There's really no way that this record wasn't going to be compelling, considering the pedigrees of all the people involved. False Cathedrals is a bunch of metal dudes, who've played with bands like To Be Eaten, Vale of Pnath, and Ghost of Glaciers, making positively riveting post-hardcore. The playing is as fierce as you'd expect, and the EP was recorded by Chris Fogal of the Gamits and TaunTaun at his Black In Bluhm studios, so it sounds every bit as crisp as you'd expect.

Although Stephanie Mabey had previous releases as Stephanie Smith, her 2012 album Wake Up Dreaming was her breakout, thanks to tracks like "The Zombie Song," which was accompanied by a self-made video that garnered more than two million views on YouTube, and "Glorious," which was covered by American Idol alum David Archuleta and appeared in the documentary Meet the Mormons. As good as that record was, however, her latest effort, I Still Taste Fire, is a stunning progression for the singer-songwriter, who's back to making music on her own after being part of the duo Gusto. Mabey previewed the album, due out September 23, with a pair of terrific videos, one for the title track and another for the title track and another for "Heart Shaped Hologram." 

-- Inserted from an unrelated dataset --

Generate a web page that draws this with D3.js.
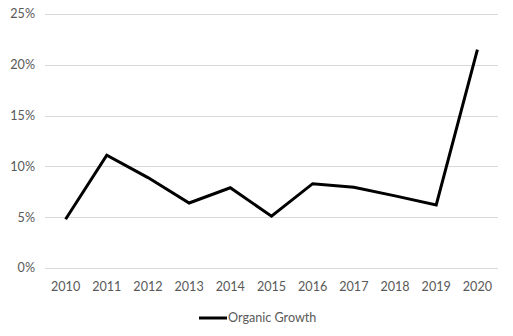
<!DOCTYPE html>
<html><head><meta charset="utf-8">
<script src="https://cdn.jsdelivr.net/npm/d3@7"></script>
<style>body{margin:0;background:#fff}svg{display:block}text{font-family:Lato,"Open Sans",sans-serif;fill:#595959;font-size:12.6px}</style>
</head><body><svg id="c" width="513" height="336"></svg>
<script>
const years = ["2010","2011","2012","2013","2014","2015","2016","2017","2018","2019","2020"];
const organicGrowth = [4.8, 11.1, 8.9, 6.4, 7.9, 5.1, 8.3, 7.95, 7.1, 6.2, 21.5];
const yTicks = [0, 5, 10, 15, 20, 25];
const seriesName = "Organic Growth";

const svg = d3.select("#c");
const x = d3.scaleBand().domain(years).range([45, 498]);
const y = d3.scaleLinear().domain([0, 25]).range([268, 14]);

svg.append("g").selectAll("line").data(yTicks).join("line")
  .attr("x1", 45).attr("x2", 498)
  .attr("y1", d => Math.round(y(d)) + 0.5).attr("y2", d => Math.round(y(d)) + 0.5)
  .attr("stroke", "#d9d9d9").attr("stroke-width", 1);

svg.append("g").selectAll("text").data(yTicks).join("text")
  .attr("x", 35).attr("y", d => y(d)).attr("dy", "0.35em")
  .attr("text-anchor", "end").text(d => d + "%");

svg.append("g").selectAll("text").data(years).join("text")
  .attr("x", d => x(d) + x.bandwidth() / 2).attr("y", 291)
  .attr("text-anchor", "middle").text(d => d);

const line = d3.line().x((d, i) => x(years[i]) + x.bandwidth() / 2).y(d => y(d));
svg.append("path").datum(organicGrowth).attr("d", line)
  .attr("fill", "none").attr("stroke", "#000").attr("stroke-width", 3)
  .attr("stroke-linejoin", "miter").attr("stroke-linecap", "butt");

const lg = svg.append("g");
lg.append("line").attr("x1", 199).attr("x2", 227).attr("y1", 318).attr("y2", 318)
  .attr("stroke", "#000").attr("stroke-width", 3);
lg.append("text").attr("x", 228).attr("y", 318).attr("dy", "0.35em").text(seriesName);
</script></body></html>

There's very little information about this pair of tracks, which were released by Natural High Records, other than the fact that both of these promising performers hail from Boulder and appear to be proteges of Sasha Rashkin, a Boulder-based instrumentalist, who appears on both cuts. The first song is "Little Bird" by Becky Heart (aka Becky Hartt), a singer whose nimble vocals recall Alessia Cara. "Escaping America" by April Levin, rmeanwhile, has a plodding pace and lo-fi sound that calls Angel Olsen to mind. 

The Windermeres, who formed four years ago, have put out three solid pop-infused punk albums overseen by a pair of punk icons; the first two were produced by Ross McAfee of Dr. Neptune at his Noise Gate Studios, and the latest, Continental Divide, was recorded by Chris Fogal at Black In Bluhm. On the new album, the outfit sounds sharper than ever, particularly on tunes like "The Record Begins with a Song of Rebellion," the best song of the bunch, which opens the album, as it should. Keep your eye on these guys in the coming year.